About 60 teachers and parents packed the school board meeting at Basalt Elementary School to air their concerns that, as a combined result of state law and district policy, impacted teachers are not being given first shot at the 30 teaching positions at Riverview. Ten of those positions have already been filled, half of which went to internal applicants and the other half to applicants from outside the district.

Sherah Witt, who has students at Sopris Elementary, said morale has been low at the school over the uncertainty about which teachers are to be displaced or nonrenewed and whether they will be given jobs at the new school.

“If you have walked the halls of Sopris Elementary on any given day over the past few weeks, you will have seen and felt the hopelessness and fear among our loved teachers,” said Witt, who took to social media to rally support for teachers after the district announced last week the number of teaching positions that would be impacted.
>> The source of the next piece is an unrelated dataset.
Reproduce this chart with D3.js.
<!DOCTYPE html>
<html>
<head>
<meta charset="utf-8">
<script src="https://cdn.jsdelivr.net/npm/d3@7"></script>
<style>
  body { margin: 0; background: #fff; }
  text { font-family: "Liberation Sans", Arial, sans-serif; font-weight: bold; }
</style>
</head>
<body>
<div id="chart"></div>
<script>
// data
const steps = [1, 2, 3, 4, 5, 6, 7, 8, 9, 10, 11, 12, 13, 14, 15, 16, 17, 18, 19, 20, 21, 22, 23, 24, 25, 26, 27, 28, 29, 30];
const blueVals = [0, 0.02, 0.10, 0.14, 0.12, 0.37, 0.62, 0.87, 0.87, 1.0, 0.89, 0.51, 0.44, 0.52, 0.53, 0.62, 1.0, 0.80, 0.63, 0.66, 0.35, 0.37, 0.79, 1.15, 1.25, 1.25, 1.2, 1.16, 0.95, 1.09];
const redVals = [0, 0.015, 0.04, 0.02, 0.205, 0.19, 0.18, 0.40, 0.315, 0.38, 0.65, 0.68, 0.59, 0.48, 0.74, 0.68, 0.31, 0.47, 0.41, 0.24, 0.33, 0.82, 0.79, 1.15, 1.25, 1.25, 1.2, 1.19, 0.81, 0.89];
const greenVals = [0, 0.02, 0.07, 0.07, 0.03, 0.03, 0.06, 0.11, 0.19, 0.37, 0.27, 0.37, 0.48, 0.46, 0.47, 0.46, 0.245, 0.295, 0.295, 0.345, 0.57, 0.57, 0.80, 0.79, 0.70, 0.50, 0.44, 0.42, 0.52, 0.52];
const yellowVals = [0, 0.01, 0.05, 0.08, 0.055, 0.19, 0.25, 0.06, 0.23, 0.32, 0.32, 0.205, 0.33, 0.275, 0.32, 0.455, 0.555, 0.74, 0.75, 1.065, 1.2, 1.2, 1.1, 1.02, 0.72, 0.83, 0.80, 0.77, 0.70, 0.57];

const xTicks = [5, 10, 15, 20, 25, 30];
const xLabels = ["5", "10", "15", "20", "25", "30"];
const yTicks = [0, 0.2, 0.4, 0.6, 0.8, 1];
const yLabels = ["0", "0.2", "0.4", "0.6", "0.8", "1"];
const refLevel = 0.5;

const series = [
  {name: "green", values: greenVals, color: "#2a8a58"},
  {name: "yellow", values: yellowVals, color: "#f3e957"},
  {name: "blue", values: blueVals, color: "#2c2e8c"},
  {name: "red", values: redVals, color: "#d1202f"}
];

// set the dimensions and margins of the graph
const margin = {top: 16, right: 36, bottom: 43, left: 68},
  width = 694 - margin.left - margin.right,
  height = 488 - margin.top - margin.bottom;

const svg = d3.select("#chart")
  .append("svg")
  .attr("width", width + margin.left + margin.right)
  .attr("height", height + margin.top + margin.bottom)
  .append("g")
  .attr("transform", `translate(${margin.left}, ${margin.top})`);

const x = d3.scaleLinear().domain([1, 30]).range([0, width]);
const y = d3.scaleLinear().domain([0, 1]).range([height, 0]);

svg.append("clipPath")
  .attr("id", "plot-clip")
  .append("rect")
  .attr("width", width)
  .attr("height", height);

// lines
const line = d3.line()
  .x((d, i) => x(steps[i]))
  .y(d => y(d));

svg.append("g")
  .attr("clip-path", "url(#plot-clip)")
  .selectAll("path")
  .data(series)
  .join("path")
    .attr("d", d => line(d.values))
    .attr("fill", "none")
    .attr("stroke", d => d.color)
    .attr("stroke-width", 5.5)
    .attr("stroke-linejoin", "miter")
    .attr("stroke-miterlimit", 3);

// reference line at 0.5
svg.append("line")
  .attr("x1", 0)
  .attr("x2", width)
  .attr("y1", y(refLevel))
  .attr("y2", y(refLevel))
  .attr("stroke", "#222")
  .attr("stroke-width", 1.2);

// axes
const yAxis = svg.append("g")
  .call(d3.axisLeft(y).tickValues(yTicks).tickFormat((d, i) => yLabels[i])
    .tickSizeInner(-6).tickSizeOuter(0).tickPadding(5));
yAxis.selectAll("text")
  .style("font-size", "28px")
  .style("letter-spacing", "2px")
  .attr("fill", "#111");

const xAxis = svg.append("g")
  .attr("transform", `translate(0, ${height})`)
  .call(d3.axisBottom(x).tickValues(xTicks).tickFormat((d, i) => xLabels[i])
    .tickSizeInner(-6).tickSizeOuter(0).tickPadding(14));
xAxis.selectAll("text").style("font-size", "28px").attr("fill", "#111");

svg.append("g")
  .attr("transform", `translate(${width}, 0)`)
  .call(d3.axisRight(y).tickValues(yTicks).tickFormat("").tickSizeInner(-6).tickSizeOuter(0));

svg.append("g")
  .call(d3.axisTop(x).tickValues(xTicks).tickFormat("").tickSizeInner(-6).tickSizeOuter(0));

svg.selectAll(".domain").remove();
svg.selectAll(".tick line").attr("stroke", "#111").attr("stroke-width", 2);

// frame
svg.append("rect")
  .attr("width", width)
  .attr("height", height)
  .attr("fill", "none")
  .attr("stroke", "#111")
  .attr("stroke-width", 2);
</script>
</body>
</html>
She accused district administration of “devaluing” qualified teachers locally by hiring less-experienced teachers from outside the district.

Rhonda Tatham, president of the Roaring Fork Community Education Association, which represents teachers in the district, said the association wants to work with the district to do what’s right for the affected teachers.
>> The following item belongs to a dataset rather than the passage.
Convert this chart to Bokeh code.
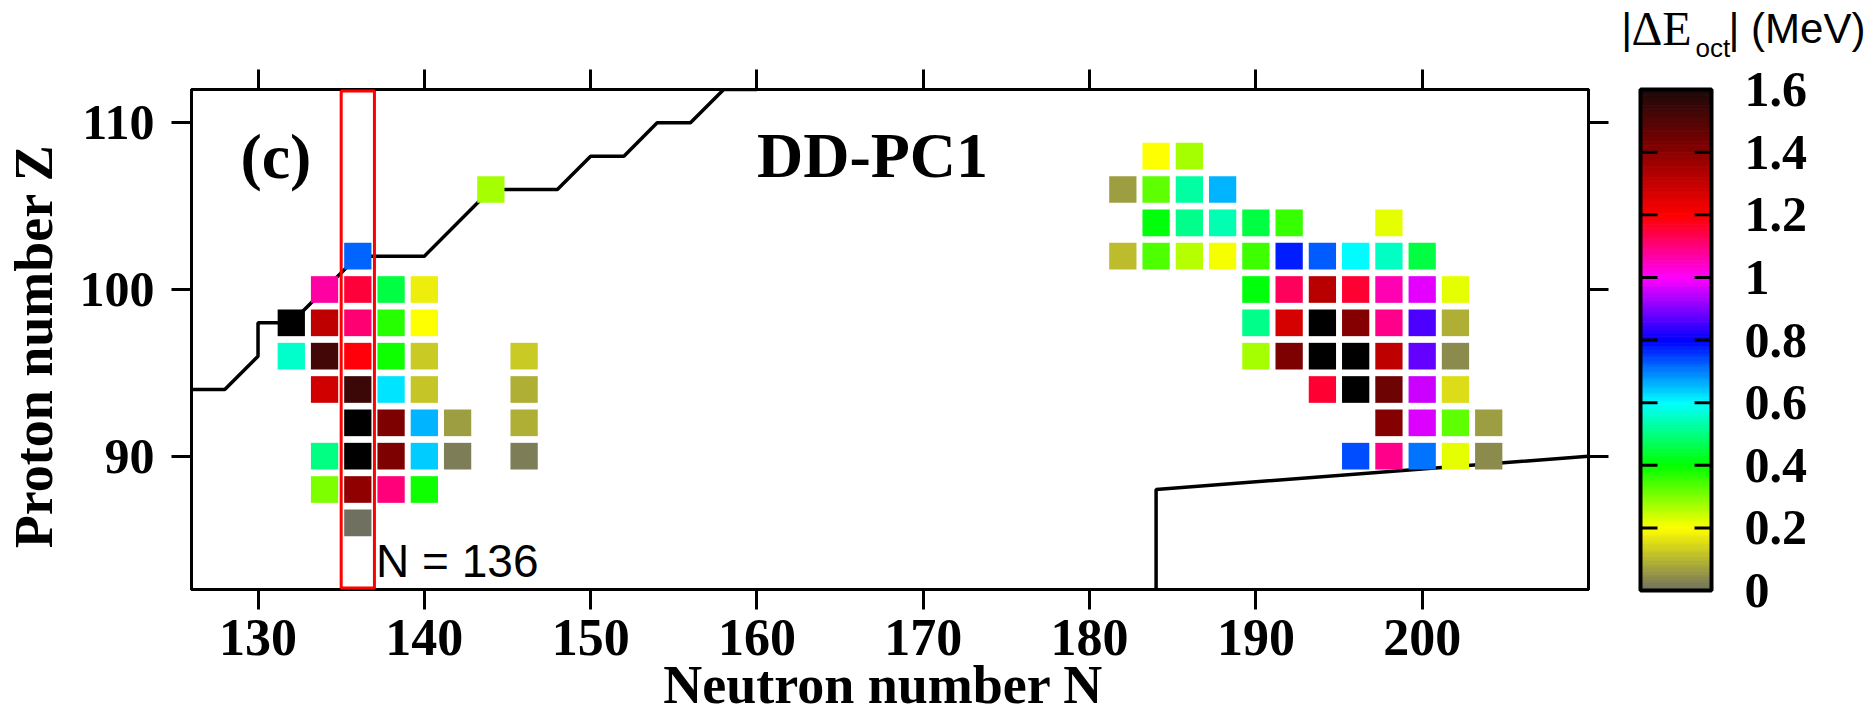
import numpy as np
from bokeh.plotting import figure
from bokeh.layouts import row
from bokeh.models import (ColumnDataSource, LinearColorMapper, FixedTicker, LinearAxis,
                          Label, Range1d, CustomJSTickFormatter)
from bokeh.core.properties import value
from bokeh.transform import transform
from bokeh.embed import file_html
from bokeh.resources import INLINE

# ---------------- data ----------------
# light-actinide island (N, Z, |dE_oct| MeV)
N_left = [144,
          136,
          134, 136, 138, 140,
          132, 134, 136, 138, 140,
          132, 134, 136, 138, 140, 146,
          134, 136, 138, 140, 146,
          136, 138, 140, 142, 146,
          134, 136, 138, 140, 142, 146,
          134, 136, 138, 140,
          136]
Z_left = [106,
          102,
          100, 100, 100, 100,
          98, 98, 98, 98, 98,
          96, 96, 96, 96, 96, 96,
          94, 94, 94, 94, 94,
          92, 92, 92, 92, 92,
          90, 90, 90, 90, 90, 90,
          88, 88, 88, 88,
          86]
E_left = [0.27,
          0.72,
          1.07, 1.15, 0.45, 0.18,
          1.70, 1.31, 1.11, 0.37, 0.20,
          0.56, 1.53, 1.19, 0.39, 0.13, 0.13,
          1.28, 1.54, 0.62, 0.12, 0.09,
          1.70, 1.42, 0.66, 0.065, 0.09,
          0.50, 1.70, 1.42, 0.64, 0.02, 0.02,
          0.30, 1.39, 1.10, 0.39,
          0.0]

# superheavy island
N_right = [184, 186,
           182, 184, 186, 188,
           184, 186, 188, 190, 192, 198,
           182, 184, 186, 188, 190, 192, 194, 196, 198, 200,
           190, 192, 194, 196, 198, 200, 202,
           190, 192, 194, 196, 198, 200, 202,
           190, 192, 194, 196, 198, 200, 202,
           194, 196, 198, 200, 202,
           198, 200, 202, 204,
           196, 198, 200, 202, 204]
Z_right = [108, 108,
           106, 106, 106, 106,
           104, 104, 104, 104, 104, 104,
           102, 102, 102, 102, 102, 102, 102, 102, 102, 102,
           100, 100, 100, 100, 100, 100, 100,
           98, 98, 98, 98, 98, 98, 98,
           96, 96, 96, 96, 96, 96, 96,
           94, 94, 94, 94, 94,
           92, 92, 92, 92,
           90, 90, 90, 90, 90]
E_right = [0.20, 0.27,
           0.065, 0.325, 0.525, 0.66,
           0.41, 0.51, 0.54, 0.45, 0.36, 0.22,
           0.11, 0.34, 0.26, 0.21, 0.35, 0.775, 0.725, 0.60, 0.55, 0.45,
           0.41, 1.125, 1.32, 1.16, 1.06, 0.975, 0.22,
           0.51, 1.27, 1.70, 1.41, 1.09, 0.86, 0.09,
           0.27, 1.42, 1.70, 1.70, 1.31, 0.875, 0.04,
           1.16, 1.70, 1.45, 0.96, 0.156,
           1.41, 0.97, 0.325, 0.065,
           0.74, 1.09, 0.71, 0.22, 0.04]

# proton drip line and right boundary
drip_N = [126, 128, 130, 130, 132, 136, 140, 144, 148, 150, 152, 154, 156, 158, 160]
drip_Z = [94, 94, 96, 98, 98, 102, 102, 106, 106, 108, 108, 110, 110, 112, 112]
bound_N = [184, 184, 210]
bound_Z = [82, 88, 90]

highlight_N = 136

x_ticks = [130, 140, 150, 160, 170, 180, 190, 200]
y_ticks = [90, 100, 110]
cb_ticks = [0, 0.2, 0.4, 0.6, 0.8, 1.0, 1.2, 1.4, 1.6]
cb_labels = ["0", "0.2", "0.4", "0.6", "0.8", "1", "1.2", "1.4", "1.6"]

# colour scale anchors
anchor_vals = [0, 0.2, 0.4, 0.6, 0.8, 1.0, 1.2, 1.4, 1.6]
anchor_rgb = [(112, 112, 96), (255, 255, 0), (0, 255, 0), (0, 255, 255), (0, 0, 255),
              (255, 0, 255), (255, 0, 0), (140, 0, 0), (28, 10, 10)]

# ---------------- palette ----------------
lv = np.linspace(0, 1.6, 256)
rr = np.interp(lv, anchor_vals, [c[0] for c in anchor_rgb])
gg = np.interp(lv, anchor_vals, [c[1] for c in anchor_rgb])
bb = np.interp(lv, anchor_vals, [c[2] for c in anchor_rgb])
palette = ["#%02x%02x%02x" % (int(round(a)), int(round(b)), int(round(c))) for a, b, c in zip(rr, gg, bb)]
mapper = LinearColorMapper(palette=palette, low=0, high=1.6, high_color="#000000", low_color=palette[0])

SERIF = "Liberation Serif"
SANS = "Liberation Sans"

# ---------------- main figure ----------------
p = figure(width=1620, height=717, x_range=Range1d(126, 210), y_range=Range1d(82, 112),
           output_backend="svg", toolbar_location=None, frame_align=False,
           min_border_left=187, min_border_right=32, min_border_top=89, min_border_bottom=127)
p.xgrid.visible = False
p.ygrid.visible = False
p.outline_line_color = "black"
p.outline_line_width = 3
p.background_fill_color = "white"

for ax in (p.xaxis[0], p.yaxis[0]):
    ax.axis_line_width = 3
    ax.axis_line_color = "black"
    ax.major_tick_line_width = 3
    ax.major_tick_line_color = "black"
    ax.major_tick_out = 20
    ax.major_tick_in = 0
    ax.minor_tick_line_color = None
    ax.major_label_text_font = SERIF
    ax.major_label_text_font_style = "bold"
    ax.major_label_text_color = "black"
    ax.axis_label_text_font = SERIF
    ax.axis_label_text_font_style = "bold"
    ax.axis_label_text_font_size = "54px"
    ax.axis_label_text_color = "black"

p.xaxis[0].ticker = FixedTicker(ticks=x_ticks)
p.yaxis[0].ticker = FixedTicker(ticks=y_ticks)
p.xaxis[0].major_label_text_font_size = "52px"
p.yaxis[0].major_label_text_font_size = "50px"
p.xaxis[0].major_label_standoff = 10
p.yaxis[0].major_label_standoff = 17
p.xaxis[0].axis_label = "Neutron number  N"
p.yaxis[0].axis_label = "Proton number  Z"
p.xaxis[0].axis_label_standoff = -3
p.yaxis[0].axis_label_standoff = 13

blank = CustomJSTickFormatter(code="return ''")
top_ax = LinearAxis(ticker=FixedTicker(ticks=x_ticks), formatter=blank, major_tick_out=20,
                    major_tick_in=0, major_tick_line_width=3, axis_line_width=3,
                    major_tick_line_color="black", axis_line_color="black",
                    minor_tick_line_color=None, major_label_standoff=0)
right_ax = LinearAxis(ticker=FixedTicker(ticks=y_ticks), formatter=blank, major_tick_out=20,
                      major_tick_in=0, major_tick_line_width=3, axis_line_width=3,
                      major_tick_line_color="black", axis_line_color="black",
                      minor_tick_line_color=None, major_label_standoff=0)
p.add_layout(top_ax, "above")
p.add_layout(right_ax, "right")

p.line(drip_N, drip_Z, line_color="black", line_width=3.5)
p.line(bound_N, bound_Z, line_color="black", line_width=3.5)

src = ColumnDataSource(dict(N=N_left + N_right, Z=Z_left + Z_right, E=E_left + E_right))
p.rect(x="N", y="Z", width=1.64, height=1.6, source=src,
       fill_color=transform("E", mapper), line_color=None)

p.quad(left=[highlight_N - 1], right=[highlight_N + 1], bottom=[82.09], top=[111.91],
       fill_color=None, line_color="#ff0000", line_width=3, level="overlay")

p.add_layout(Label(x=128.94, y=107.99, text="(c)", text_font=SERIF, text_font_style="bold",
                   text_font_size="64px", text_baseline="middle", text_color="black"))
p.add_layout(Label(x=160.0, y=108.05, text="DD-PC1", text_font=SERIF, text_font_style="bold",
                   text_font_size="64px", text_baseline="middle", text_color="black"))
p.add_layout(Label(x=137.1, y=83.74, text="N = %d" % highlight_N, text_font=SANS,
                   text_font_size="46px", text_baseline="middle", text_color="black"))

# ---------------- colour bar figure (frame = whole canvas) ----------------
# bar spans x 0..1 (71 px), value 0..1.6 (501 px)
cb = figure(width=251, height=717, x_range=Range1d(-20 / 71, 231 / 71),
            y_range=Range1d(-127 / 313.125, 590 / 313.125),
            output_backend="svg", toolbar_location=None, title=None, frame_align=False,
            x_axis_location=None, y_axis_location=None,
            min_border_left=0, min_border_right=0, min_border_top=0, min_border_bottom=0)
cb.xgrid.visible = False
cb.ygrid.visible = False
cb.outline_line_color = None

lev = np.linspace(0, 1.6, 321)
mids = 0.5 * (lev[:-1] + lev[1:])
cb_src = ColumnDataSource(dict(b=lev[:-1], t=lev[1:], m=mids))
cb.quad(left=0, right=1, bottom="b", top="t", source=cb_src,
        fill_color=transform("m", mapper), line_color=transform("m", mapper), line_width=1)
cb.quad(left=[0], right=[1], bottom=[cb_ticks[0]], top=[cb_ticks[-1]], fill_color=None,
        line_color="black", line_width=4)

tick_len = 17 / 71
inner = cb_ticks[1:-1]
cb.segment(x0=[0] * len(inner), y0=inner, x1=[tick_len] * len(inner), y1=inner,
           line_color="black", line_width=3)
cb.segment(x0=[1 - tick_len] * len(inner), y0=inner, x1=[1] * len(inner), y1=inner,
           line_color="black", line_width=3)
cb.text(x=[1 + 33 / 71] * len(cb_ticks), y=cb_ticks, text=cb_labels,
        text_font=value(SERIF), text_font_style="bold", text_font_size="50px",
        text_align="left", text_baseline="middle", text_color="black")

# title |ΔE_oct| (MeV)
cb.text(x=[-0.27], y=[1.795], text=["|"], text_font=value(SANS), text_font_size="42px",
        text_baseline="middle", text_color="black")
cb.text(x=[-0.127], y=[1.795], text=["ΔE"], text_font=value(SERIF), text_font_size="48px",
        text_baseline="middle", text_color="black")
cb.text(x=[0.775], y=[1.7325], text=["oct"], text_font=value(SANS), text_font_size="26px",
        text_baseline="middle", text_color="black")
cb.text(x=[1.239], y=[1.795], text=["| (MeV)"], text_font=value(SANS), text_font_size="42px",
        text_baseline="middle", text_color="black")

layout = row(p, cb)
open("out.html", "w").write(file_html(layout, INLINE))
“Taking trained teachers out of the classroom is not good for our students,” she said. “We want to make sure these teachers remain in our district, and they need to be prioritized for these open positions.”

Rob Stein, superintendent of Roaring Fork Schools, said the district is doing everything it can to find placement for all of the impacted teachers. But Riverview and its principal, Adam Volek, also want to hire teachers that provide the best match for the school, he said.
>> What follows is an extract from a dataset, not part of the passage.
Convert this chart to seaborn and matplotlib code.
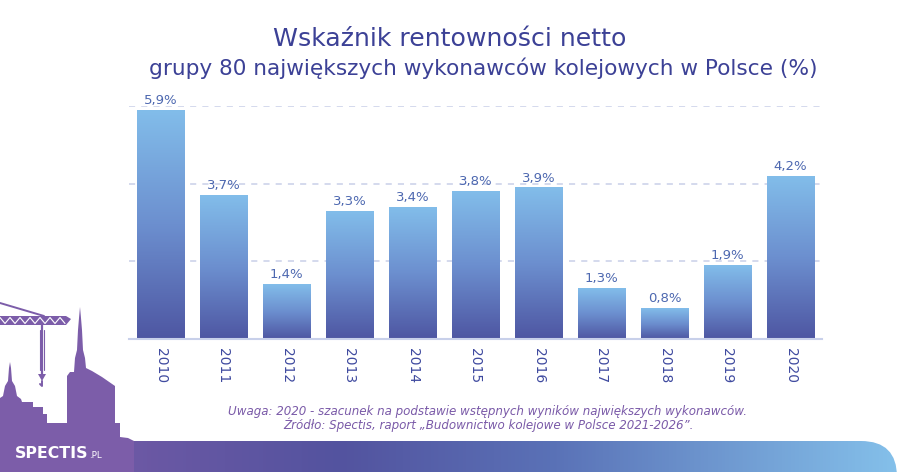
import numpy as np
import pandas as pd
import matplotlib
matplotlib.use("Agg")
import matplotlib.pyplot as plt
import seaborn as sns
from matplotlib.colors import LinearSegmentedColormap
from matplotlib.patches import Polygon, FancyBboxPatch

# ---- data ----
years = ["2010", "2011", "2012", "2013", "2014", "2015", "2016", "2017", "2018", "2019", "2020"]
values = [5.9, 3.7, 1.4, 3.3, 3.4, 3.8, 3.9, 1.3, 0.8, 1.9, 4.2]
value_labels = ["5,9%", "3,7%", "1,4%", "3,3%", "3,4%", "3,8%", "3,9%", "1,3%", "0,8%", "1,9%", "4,2%"]
grid_ticks = [2, 4, 6]
title_line1 = "Wskaźnik rentowności netto"
title_line2 = "grupy 80 największych wykonawców kolejowych w Polsce (%)"
note_line1 = "Uwaga: 2020 - szacunek na podstawie wstępnych wyników największych wykonawców."
note_line2 = "Źródło: Spectis, raport „Budownictwo kolejowe w Polsce 2021-2026”."
logo_main = "SPECTIS"
logo_suffix = ".PL"

# ---- style ----
sns.set_theme(style="white")
plt.rcParams["font.family"] = ["DejaVu Sans"]

W, H = 900, 472
fig = plt.figure(figsize=(W / 100, H / 100), dpi=100)
fig.patch.set_facecolor("white")

# background decoration axes in pixel coordinates
bg = fig.add_axes([0, 0, 1, 1])
bg.set_xlim(0, W)
bg.set_ylim(H, 0)
bg.axis("off")
bg.set_zorder(0)

sil_color = "#7c5da9"

# gradient band at the bottom
band_cmap = LinearSegmentedColormap.from_list(
    "band", [(0.0, sil_color), (0.12, "#6f59a5"), (0.38, "#53539f"), (0.62, "#5a72b7"), (1.0, "#84c0ea")])
band = FancyBboxPatch((0, 441), 897, 80, boxstyle="round,pad=0,rounding_size=36",
                      facecolor="none", edgecolor="none")
bg.add_patch(band)
im = bg.imshow(np.linspace(0, 1, 512).reshape(1, -1), extent=[0, 897, H, 441],
               cmap=band_cmap, aspect="auto", zorder=1)
im.set_clip_path(band)

# city silhouette with crane (left bottom)
silhouette = [
    (0, 472), (0, 398), (3, 396), (5, 386), (8, 381), (9, 368), (10, 362), (11, 368),
    (12, 381), (15, 386), (17, 396), (21, 399), (22, 402), (33, 402), (33, 407), (43, 407),
    (43, 414), (47, 414), (47, 423), (67, 423), (67, 376), (70, 372), (74, 372), (75, 358),
    (77, 350), (78, 330), (79, 318), (80, 307), (81, 318), (82, 330), (83, 350), (85, 358),
    (86, 368), (92, 371), (102, 377), (115, 386), (115, 423), (120, 423), (120, 437),
    (128, 438), (134, 441), (134, 472)]
bg.add_patch(Polygon(silhouette, closed=True, facecolor=sil_color, edgecolor="none", zorder=2))
# crane jib
bg.add_patch(Polygon([(0, 316), (66, 316), (71, 319), (66, 325), (0, 325)], closed=True,
                     facecolor=sil_color, edgecolor="none", zorder=2))
zig_x = np.arange(0, 66, 5)
zig_y = np.where(np.arange(len(zig_x)) % 2 == 0, 317.5, 323.5)
bg.plot(zig_x, zig_y, color="white", lw=0.8, zorder=3)
bg.plot([0, 44], [303, 316], color=sil_color, lw=1.4, zorder=2)
bg.plot([42, 42], [325, 374], color=sil_color, lw=1.6, zorder=2)
bg.plot([40, 40], [330, 370], color=sil_color, lw=0.8, zorder=2)
bg.plot([44, 44], [330, 370], color=sil_color, lw=0.8, zorder=2)
bg.add_patch(Polygon([(38, 374), (46, 374), (42, 381)], closed=True, facecolor=sil_color,
                     edgecolor="none", zorder=2))
bg.plot([42, 42, 40], [381, 386, 384], color=sil_color, lw=1.4, zorder=2)

# logo
t_logo = bg.text(15, 457.5, logo_main, color="white", fontsize=8.5, fontweight="bold",
                 ha="left", va="baseline", zorder=4)
t_pl = bg.text(89, 457.5, logo_suffix, color="white", fontsize=5, ha="left",
               va="baseline", zorder=4)

# ---- main chart ----
ax = fig.add_axes([129 / W, 1 - 338.5 / H, (822 - 129) / W, (338.5 - 106) / H])
ax.set_zorder(2)
ax.patch.set_alpha(0)

df = pd.DataFrame({"year": years, "value": values})
sns.barplot(data=df, x="year", y="value", ax=ax, color="#6a8fd0", saturation=1,
            width=0.755, edgecolor="none")

bar_cmap = LinearSegmentedColormap.from_list("bars", ["#4e56a2", "#6c8fcf", "#82bdea"])
for bar in ax.patches:
    x0, w, h = bar.get_x(), bar.get_width(), bar.get_height()
    gim = ax.imshow(np.linspace(0, 1, 256).reshape(-1, 1), extent=[x0, x0 + w, 0, h],
                    origin="lower", aspect="auto", cmap=bar_cmap, zorder=bar.get_zorder() + 0.5)
    gim.set_clip_path(bar)

ax.set_xlim(-0.5, len(years) - 0.5)
ax.set_ylim(0, 6)
ax.set_yticks(grid_ticks)
ax.set_yticklabels([])
ax.set_axisbelow(True)
ax.yaxis.grid(True, linestyle=(0, (4, 4)), color="#c9d0e8", linewidth=1.1)
ax.xaxis.grid(False)
for s in ["top", "left", "right"]:
    ax.spines[s].set_visible(False)
ax.spines["bottom"].set_color("#c8d0ea")
ax.spines["bottom"].set_linewidth(1.5)
ax.set_xlabel("")
ax.set_ylabel("")
ax.tick_params(axis="y", length=0)
ax.tick_params(axis="x", length=0, pad=7)
ax.set_xticks(range(len(years)))
ax.set_xticklabels(years, rotation=270, color="#3f4a9f", fontsize=10, ha="center", va="top")

ax.bar_label(ax.containers[0], labels=value_labels, padding=2, fontsize=9.5, color="#4d68b0")

# ---- titles and notes ----
title_color = "#3c4196"
t1 = fig.text(449.5 / W, 1 - 46.5 / H, title_line1, ha="center", va="baseline",
              fontsize=15.5, color=title_color)
t2 = fig.text(483 / W, 1 - 75 / H, title_line2, ha="center", va="baseline",
              fontsize=15.5, color=title_color)
note_color = "#7a5aa8"
n1 = fig.text(487.5 / W, 1 - 414.7 / H, note_line1, ha="center", va="baseline",
              fontsize=8.4, color=note_color, style="italic")
n2 = fig.text(488.5 / W, 1 - 429 / H, note_line2, ha="center", va="baseline",
              fontsize=8.4, color=note_color, style="italic")

# fit text widths to the reference layout
renderer = fig.canvas.get_renderer()
def fit(txt, target_px):
    wpx = txt.get_window_extent(renderer).width
    txt.set_fontsize(txt.get_fontsize() * target_px / wpx)

fit(t1, 355)
fit(t2, 668)
fit(n1, 519)
fit(n2, 413)
fit(t_logo, 73)
fit(t_pl, 13)

fig.savefig("out.png", dpi=100, facecolor="white")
Due to what’s called the “mutual consent” provision in Colorado’s SB-191, which went into law in 2011, districts can’t simply transfer displaced or nonrenewed teachers to a different school without both the teacher’s and the school administration’s consent, Stein reiterated.

“We can’t close the (hiring) pool without seeing the full range of applicants,” he said. “Ultimately, we want what’s best for the kids, and what’s best for the schools.”

In a typical year, Stein said the district also hires up to 60 positions in schools from Glenwood Springs to Basalt, due to retirements and resignations. The district has asked any teachers who are considering retirement or leaving the district for any other reason to let that be known as soon as possible, so that there are more hiring options for the teachers being impacted by the enrollment shifts.

Teachers with more than three years in the district that are being displaced are automatically placed in a priority hiring pool for any other positions that open up in the district, including the Riverview positions. The school board Wednesday asked that teachers who are facing nonrenewal also be given interviews for the Riverview jobs before outside applicants.

The district will also seek legal counsel to see if there’s any “wiggle room” in the mutual consent clause to give greater weight to hiring from within. The district’s own policies regarding displaced teachers, which was written in response to SB-191, will also be reviewed.

However, Stein warned that any delays in hiring teachers for the new Riverview School could delay its planned opening for the start of next school year.

“We have asked our principal (Volek) to open the school on a tight timeline,” Stein said. “If we don’t let him move forward with what needs to be done to open the school, we are tying his hands.”

At the same time, “we will continue to work on ways to help everybody land on their feet,” he said.